Ye cannot remember how many nests they had picked and dropped in the 1990s. But he remembers clearly that the pick-and-drop method didn't work. Birds insisted on coming back to the original places to nest.

"We had tried to make friends with birds in the later years," Ye says. Instead of damaging nests, they moved nests to harmless places on pylons.

"But birds were too clever. They refused to live in the new place, and just started to build nests in the same old dangerous spots!" he says.

Various gadgets had also been used to scare birds away from 2000 to 2006. Ye and his team once designed a wind-driven fan with chromium-plated blades that could reflect glaring sunlight, disturbing the birds .

"It worked quite well when there was wind," says Ye, "but when there was no wind, birds were not afraid at all. And it broke down easily, too."

In comparison, an expensive hawk-shaped ultrasonic device seemed more promising.

Equipped with infrared sensor and solar energy, it was able to detect birds five or 10 meters away and trigger the recorded war cry of the hawk and the warning and despair scream of the bird.

"At first, we thought the powerful high-tech device could solve our trouble once and for all," says Ye, "but we were wrong again. Several months later, birds saw through the trick. They came back and even lived right next to the 'hawk'."

Frustrated but undaunted, Ye went back to the method of trying to divert the birds to safe places.

To repel birds, they use a thin galvanized steel plate instead of plastic to make much stronger triangular boxes to cover the critical spots where birds should not nest, in addition to a new kind of bird-resistant umbrella with steel tines.

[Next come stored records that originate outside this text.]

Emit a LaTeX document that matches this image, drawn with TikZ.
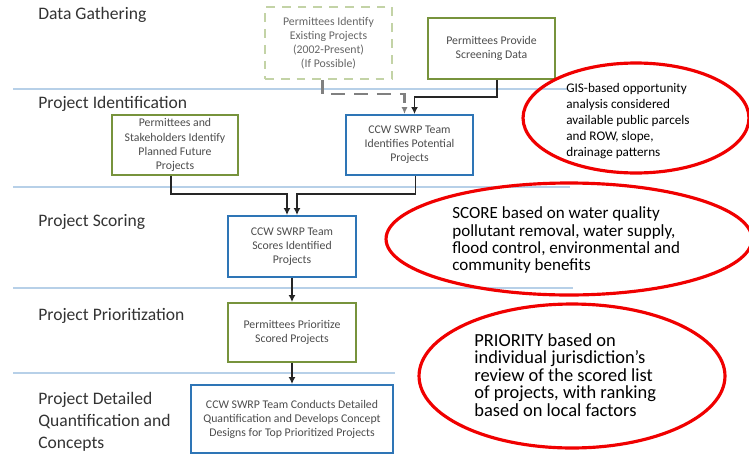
\documentclass[tikz,border=0pt]{standalone}
\usepackage{fontspec}
\setmainfont{Carlito}
\usetikzlibrary{arrows.meta,positioning,calc,shapes.geometric}
\definecolor{BoxGreen}{HTML}{77933C}
\definecolor{BoxBlue}{HTML}{2E75B6}
\definecolor{PaleGreen}{HTML}{C3D3A6}
\definecolor{RuleBlue}{HTML}{B7D0E8}
\definecolor{OvalRed}{HTML}{F00000}

\tikzset{
  phase/.style={anchor=west,align=left,inner sep=0pt,text=black!80,font=\fontsize{10}{12.5}\selectfont},
  greenbox/.style={draw=BoxGreen,line width=1.1pt,align=center,inner sep=0pt,text=black!70,font=\fontsize{6.7}{8}\selectfont},
  bluebox/.style={greenbox,draw=BoxBlue},
  optbox/.style={greenbox,draw=PaleGreen,dash pattern=on 5pt off 4pt,text=black!60},
  flow/.style={draw=black!85,line width=1.1pt,-{Latex[length=4pt,width=4pt]}},
  optflow/.style={draw=black!50,line width=1.6pt,dash pattern=on 8pt off 5pt,-{Latex[length=4pt,width=3.5pt]}},
  oval/.style={ellipse,draw=OvalRed,line width=1.8pt,inner sep=0pt},
  ovaltext/.style={anchor=west,align=left,inner sep=0pt,text=black}
}

\begin{document}
\begin{tikzpicture}[x=0.02cm,y=-0.02cm]
  \useasboundingbox (0,0) rectangle (749,463);
  % --- separateurs des phases ---
  \draw[RuleBlue,line width=0.8pt] (13,89) -- (567,89);
  \draw[RuleBlue,line width=0.8pt] (13,187) -- (570,187);
  \draw[RuleBlue,line width=0.8pt] (13,288) -- (573,288);
  \draw[RuleBlue,line width=0.8pt] (13,373) -- (395,373);
  % --- noms des phases ---
  \node[phase] (pgather) at (38,15) {Data Gathering};
  \node[phase] (pident) at (38,104) {Project Identification};
  \node[phase] (pscore) at (38,222) {Project Scoring};
  \node[phase] (pprior) at (38,316) {Project Prioritization};
  \node[phase] (pdetail) at (38,421.5) {Project Detailed\\Quantification and\\Concepts};
  % --- etapes ---
  \node[optbox,minimum width=2.54cm,minimum height=1.44cm] (exist) at (328.5,43) {Permittees Identify\\Existing Projects\\(2002-Present)\\(If Possible)};
  \node[greenbox,minimum width=2.54cm,minimum height=1.22cm] (screen) at (491.5,48.5) {Permittees Provide\\Screening Data};
  \node[bluebox,minimum width=2.54cm,minimum height=1.2cm] (potential) at (409.5,145) {CCW SWRP Team\\Identifies Potential\\Projects};
  \node[greenbox,minimum width=2.52cm,minimum height=1.2cm] (planned) at (175,145) {Permittees and\\Stakeholders Identify\\Planned Future\\Projects};
  \node[bluebox,minimum width=2.56cm,minimum height=1.22cm] (scores) at (292,246.5) {CCW SWRP Team\\Scores Identified\\Projects};
  \node[greenbox,minimum width=2.56cm,minimum height=1.18cm] (prior) at (292,332.5) {Permittees Prioritize\\Scored Projects};
  \node[bluebox,minimum width=4.04cm,minimum height=1.36cm] (detail) at (292,419) {CCW SWRP Team Conducts Detailed\\Quantification and Develops Concept\\Designs for Top Prioritized Projects};
  % --- liaisons ---
  \draw[optflow] ($(exist.south)+(-6,0)$) |- ($(potential.north)+(-5,-20)$) -- ($(potential.north)+(-5,0)$);
  \draw[flow] ($(screen.south)+(5.5,0)$) |- ($(potential.north)+(5,-17)$) -- ($(potential.north)+(5,0)$);
  \draw[flow] ($(planned.south)+(-4,0)$) |- ($(scores.north)+(-5,-21)$) -- ($(scores.north)+(-5,0)$);
  \draw[flow] ($(potential.south)+(6,0)$) |- ($(scores.north)+(5,-21)$) -- ($(scores.north)+(5,0)$);
  \draw[flow] (scores) -- (prior);
  \draw[flow] (prior) -- (detail);
  % --- remarques entourees ---
  \node[oval,minimum width=4.52cm,minimum height=2.2cm] (gis) at (636,118) {};
  \node[ovaltext,font=\fontsize{7.5}{9.1}\selectfont] (gistext) at (566,121) {GIS-based opportunity\\analysis considered\\available public parcels\\and ROW, slope,\\drainage patterns};
  \node[oval,minimum width=7.32cm,minimum height=2.24cm] (score) at (569,239) {};
  \node[ovaltext,font=\fontsize{9.7}{9.7}\selectfont] (scoretext) at (452,240) {SCORE based on water quality\\pollutant removal, water supply,\\flood control, environmental and\\community benefits};
  \node[oval,minimum width=6.12cm,minimum height=2.88cm] (priority) at (572,376) {};
  \node[ovaltext,font=\fontsize{10.5}{10}\selectfont] (prioritytext) at (474,375) {PRIORITY based on\\individual jurisdiction’s\\review of the scored list\\of projects, with ranking\\based on local factors};
\end{tikzpicture}
\end{document}
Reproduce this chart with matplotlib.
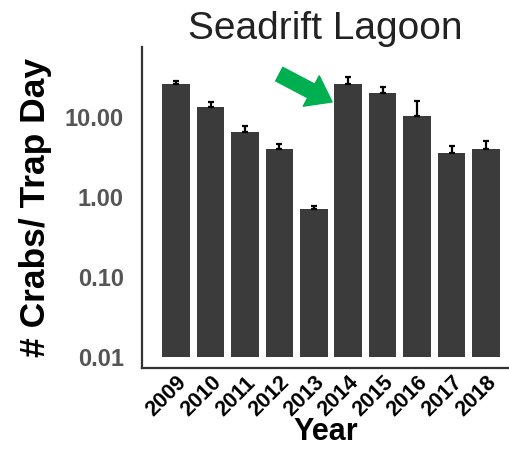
import matplotlib
matplotlib.use("Agg")
import matplotlib.pyplot as plt
import numpy as np

years = ["2009", "2010", "2011", "2012", "2013", "2014", "2015", "2016", "2017", "2018"]
crabs_per_day = [25.8, 13.3, 6.5, 4.0, 0.71, 25.8, 20.0, 10.3, 3.55, 4.0]
err_upper = [2.4, 2.1, 1.2, 0.6, 0.06, 5.8, 3.7, 5.5, 0.75, 1.0]
yticks = [0.01, 0.1, 1, 10]
ytick_labels = ["0.01", "0.10", "1.00", "10.00"]

plt.rcParams["font.family"] = ["Liberation Sans", "DejaVu Sans"]

fig = plt.figure(figsize=(5.09, 4.51), dpi=100)
ax = fig.add_axes([0.279, 0.184, 0.721, 0.712])

x = np.arange(len(years))
base = 0.01
heights = np.array(crabs_per_day) - base
ax.bar(x, heights, bottom=base, width=0.8, color="#3b3b3b", zorder=2)
ax.errorbar(x, crabs_per_day, yerr=[np.zeros(len(x)), err_upper], fmt="none",
            ecolor="black", elinewidth=1.6, capsize=2.5, capthick=1.6, zorder=3)

ax.set_yscale("log")
ax.set_ylim(0.0073, 75)
ax.set_xlim(-0.99, 9.67)
ax.set_yticks(yticks)
ax.set_yticklabels(ytick_labels)
ax.minorticks_off()
ax.set_xticks(x)
ax.set_xticklabels(years, rotation=45, ha="right", rotation_mode="anchor")

ax.tick_params(axis="y", length=0, labelsize=17, pad=13)
ax.tick_params(axis="x", length=0, labelsize=15.5, pad=3)
for t in ax.get_yticklabels():
    t.set_fontweight("bold")
    t.set_color("#555555")
for t in ax.get_xticklabels():
    t.set_fontweight("bold")
    t.set_color("black")

for side in ("top", "right"):
    ax.spines[side].set_visible(False)
for side in ("left", "bottom"):
    ax.spines[side].set_color("#333333")
    ax.spines[side].set_linewidth(1.6)

ax.set_title("Seadrift Lagoon", fontsize=28, pad=5, color="#222222")
ax.set_xlabel("Year", fontsize=22, fontweight="bold", labelpad=-3)
ax.set_ylabel("# Crabs/ Trap Day", fontsize=25.5, fontweight="bold", labelpad=9)

# green arrow pointing at the 2014 bar
ax.annotate("", xy=(4.53, 15.4), xytext=(-38, 20), textcoords="offset points",
            arrowprops=dict(arrowstyle="simple,head_length=1.3,head_width=1.9,tail_width=0.85",
                            mutation_scale=13, color="#00b050", shrinkA=0, shrinkB=0))

fig.savefig("out.png", dpi=100)
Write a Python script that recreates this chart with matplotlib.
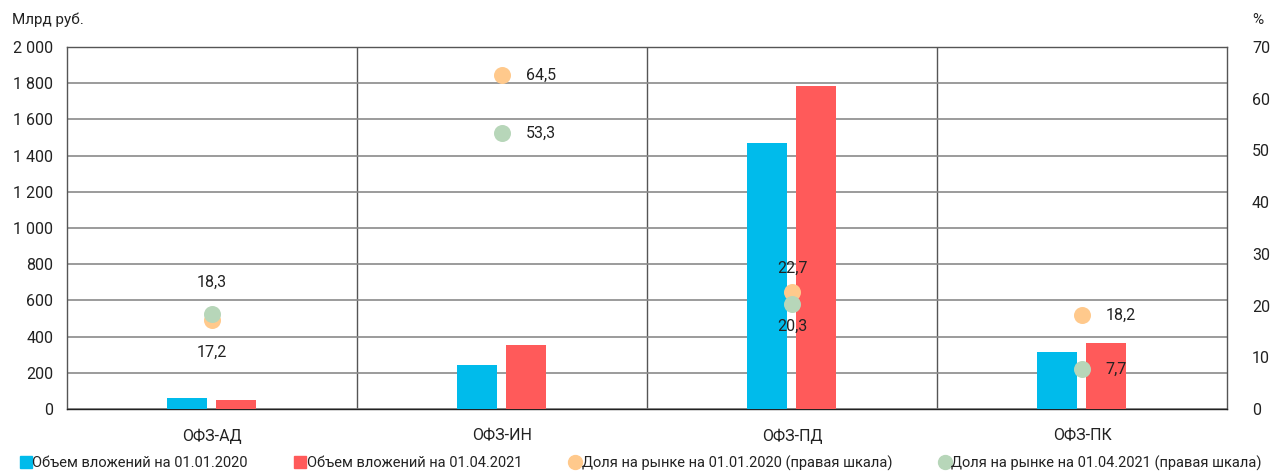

To attract birds, they install comfortable artificial nests such as bamboo baskets and inverted umbrellas with tinplate ribs in safe spots.

"These devices can be adapted to match different conditions. Some boxes are retractable to facilitate cable maintenance," says Ye, demonstrating their inventions. "We've applied for a patent on them."

Ye and his team have fixed more than 500 sets of these devices on all known critical spots for the last two years, bringing the number of bird-caused electric accidents down to zero. Nearly 80 percent of the 149 artificial nests have served their purpose.

"But the problem is far from over. More birds are going to nest on pylons, and they're sure to bring about new problems," says Ye, referring to the fact that ever accelerating urban expansion and infrastructural construction are ruining more and more natural bird habitats.

Many organizations in Xiamen, both governmental and non-governmental, strive to protect birds. Every October since 1991 is "wildlife protection month" established by the forestry department of Xiamen. Bird photograph exhibitions, as well as bird-protecting knowledge boards, are displayed in residential communities.

The Xiamen Bird Watching Society, a nonprofit organization found in 2002 and made up by volunteers, carries out regular surveys of 290 species of birds and helps to organize Xiamen students' bird-watching activities to arouse young people's interest in and protection awareness about birds.

"Men and birds are all habitants in Xiamen. We should live in harmony, but not in war," says Yan Lu, a member of the society.

As for Ye, he is eager to help birds find safe homes on the 2,000 pylons in Xiamen.

Not long ago, he took a picture in Hongshan Park of four nests piled one upon another on top of a 45-meter pylon in a safe spot.

"It's a four-floor house more than three meters high," he says. "What a cozy home!"